As far as the backcourt goes, the Bears returned every guard from last year’s Elite Eight team and added a top 75 national recruit: Jackson, senior A.J. Walton, Heslip, junior Gary Franklin, sophomore Deuce Bello and freshman L.J. Rose. With so much depth, Baylor could run a two-, three- or four- guard front.
“Oh man, that’s going to be a big plus,” Jackson said. “You know, everybody thinks that’s one of our best strengths. You know, they talk about me and Brady a lot, but AJ’s been a great help for me; just being that he’d been here two years already before I got here. He’s just like a big brother to me. He still helps me out to this day. We got Gary Franklin. He’s ready to step up. He didn’t really get that much time last year. And y’all know Brady. We already know what he’s going to do.”
This is the opposite of where Baylor started out the season last year.
“Well the good thing is coaches would rather be experienced in the backcourt because the guards are the ones that really dictate the tempo,” Drew said. “You have Pierre, you have Brady, you have Gary, you have A.J. I mean they’re all juniors and seniors, and they bring a lot of experience to the table. Then you have Deuce who played minutes last year, critical minutes down the stretch and then L.J. Rose, a talented freshman, so we do like some of the options we have in the backcourt.”

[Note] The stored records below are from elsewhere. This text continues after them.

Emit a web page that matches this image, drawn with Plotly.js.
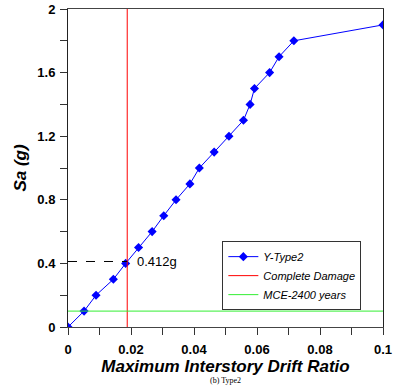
<!DOCTYPE html>
<html>
<head>
<meta charset="utf-8">
<script src="https://cdn.plot.ly/plotly-3.0.1.min.js"></script>
<style>html,body{margin:0;padding:0;background:#fff;}#chart{width:395px;height:387px;}</style>
</head>
<body>
<div id="chart"></div>
<script>
// Data
const driftRatio = [0, 0.0051, 0.0089, 0.0144, 0.0183, 0.0224, 0.0267, 0.0304, 0.0343, 0.0387, 0.0417, 0.0464, 0.0511, 0.0557, 0.0578, 0.0592, 0.064, 0.067, 0.0717, 0.1];
const saValues   = [0, 0.1, 0.2, 0.3, 0.4, 0.5, 0.6, 0.7, 0.8, 0.9, 1.0, 1.1, 1.2, 1.3, 1.4, 1.5, 1.6, 1.7, 1.8, 1.9];
const completeDamageDrift = 0.0188;
const completeDamageSa = 0.412;
const mceSa = 0.1;
const xTickVals = [0, 0.02, 0.04, 0.06, 0.08, 0.1];
const xTickText = ["0", "0.02", "0.04", "0.06", "0.08", "0.1"];
const yTickVals = [0, 0.4, 0.8, 1.2, 1.6, 2];
const yTickText = ["0", "0.4", "0.8", "1.2", "1.6", "2"];

const FONT = "'Liberation Sans', Arial, sans-serif";

const traces = [
  {
    x: driftRatio, y: saValues, type: 'scatter', mode: 'lines+markers',
    name: 'Y-Type2',
    line: {color: '#0000ff', width: 1},
    marker: {symbol: 'diamond', size: 7, color: '#0000ff'}
  },
  {
    x: [completeDamageDrift, completeDamageDrift], y: [0, 2], type: 'scatter', mode: 'lines',
    name: 'Complete Damage',
    line: {color: '#ff0000', width: 1}
  },
  {
    x: [0, 0.1], y: [mceSa, mceSa], type: 'scatter', mode: 'lines',
    name: 'MCE-2400 years',
    line: {color: '#33ee33', width: 1}
  },
  {
    x: [0, completeDamageDrift], y: [completeDamageSa, completeDamageSa], type: 'scatter', mode: 'lines',
    showlegend: false, hoverinfo: 'skip',
    line: {color: '#000000', width: 1, dash: 'dash'}
  }
];

const layout = {
  width: 395, height: 387,
  margin: {l: 68, r: 12, t: 9, b: 60},
  paper_bgcolor: '#ffffff', plot_bgcolor: '#ffffff',
  showlegend: true,
  font: {family: FONT, color: '#000'},
  xaxis: {
    range: [0, 0.1], tickvals: xTickVals, ticktext: xTickText,
    ticks: 'outside', ticklen: 7, tickcolor: '#333', tickwidth: 1,
    ticklabelstandoff: 3,
    minor: {dtick: 0.01, ticks: 'outside', ticklen: 7, tickcolor: '#333', tickwidth: 1},
    showline: true, linecolor: '#444', linewidth: 1, mirror: true,
    showgrid: false, zeroline: false,
    tickfont: {family: FONT, size: 13, weight: 'bold'},
    title: {text: 'Maximum Interstory Drift Ratio', font: {family: FONT, size: 17, weight: 'bold', style: 'italic'}, standoff: 0},
    automargin: false
  },
  yaxis: {
    range: [0, 2], tickvals: yTickVals, ticktext: yTickText,
    ticks: 'outside', ticklen: 7, tickcolor: '#333', tickwidth: 1,
    ticklabelstandoff: 2,
    minor: {dtick: 0.2, ticks: 'outside', ticklen: 7, tickcolor: '#333', tickwidth: 1},
    showline: true, linecolor: '#222', linewidth: 1, mirror: true,
    showgrid: false, zeroline: false,
    tickfont: {family: FONT, size: 13, weight: 'bold'},
    title: {text: 'Sa (g)', font: {family: FONT, size: 17, weight: 'bold', style: 'italic'}, standoff: 6},
    automargin: false
  },
  legend: {
    x: 0.49, y: 0.27, xanchor: 'left', yanchor: 'top',
    bordercolor: '#333', borderwidth: 1, bgcolor: '#ffffff',
    font: {family: FONT, size: 11, style: 'italic', color: '#000'},
    tracegroupgap: 0, itemwidth: 30
  },
  annotations: [
    {x: 0.0213, y: completeDamageSa, xref: 'x', yref: 'y', text: '0.412g', showarrow: false,
     xanchor: 'left', yanchor: 'middle', font: {family: FONT, size: 13, color: '#000'}},
    {x: 0.5, y: 0, xref: 'paper', yref: 'paper', yshift: -59.5, text: '(b) Type2', showarrow: false,
     xanchor: 'center', yanchor: 'bottom', font: {family: "'Liberation Serif', 'Times New Roman', serif", size: 8, color: '#000'}}
  ]
};

Plotly.newPlot('chart', traces, layout, {displayModeBar: false, staticPlot: true});
</script>
</body>
</html>
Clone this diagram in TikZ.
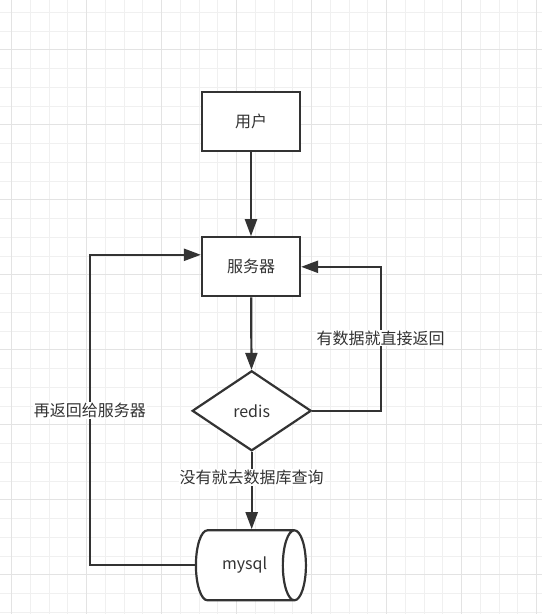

The team has only had eight or nine practices so far, and, due to injuries, Wednesday was the first practice in which the whole team was healthy enough to compete. With five freshmen on board, Drew said that he would not know who the usual starting rotation would be until closer to the season.
“It’s one thing to know who your five most talented players are, it’s another thing to find out who plays best together,” Drew said. “At the end of the day it’s about winning and who plays well with one another and complements one another.”
Another facet of the game that should complement the Bears is the style of defense they play. Baylor is known for its long arms in the frontcourt in a 2-3 zone; however, with the experience and speed in the backcourt, a man defense looks to be more compatible.
“Initially, we have a lot of depth and experience in that backcourt which might lend more in man to man defense if you’re playing smaller,” Drew said. “Later on, as some of the freshmen come along, then maybe the zone comes back in. We’ll have both. At the end of the day, whatever’s working, that’s what we’ll go with.”
The coaches are more worried about what Baylor brings to the hardwood than anything ACU offers. Since some athletes play better under the lights while others play better in practice, Drew can analyze his team before the season begins.
“What the game will do is it will give us a chance to see what players play like under the lights and allow them to get some nerves out of the way,” Drew said. “And then from there, when you’re competing with your own team, sometimes you don’t see some weaknesses because you’re physical in practice, and then all of a sudden in the game you find out you’re not physical enough. Or maybe we think we’re better defensively than we really are, etc. So the big thing in playing against someone else is we’ll get to see what areas are stronger than what we thought and what areas are weaker than what we thought and plus we get a scrimmage also to find out before Lehigh.”
As for the players, they just want to play ball in the Ferrell.
“I’m just eager to get on the floor, just play in the Ferrell again,” Heslip said. “It’s a great feeling you can’t really talk about. You just have to embrace it. I’m just looking forward to going out there with these guys that I’ve been working hard with all offseason and practicing with each and every day so it’s going to be fun for us to go out there and play against some competition.”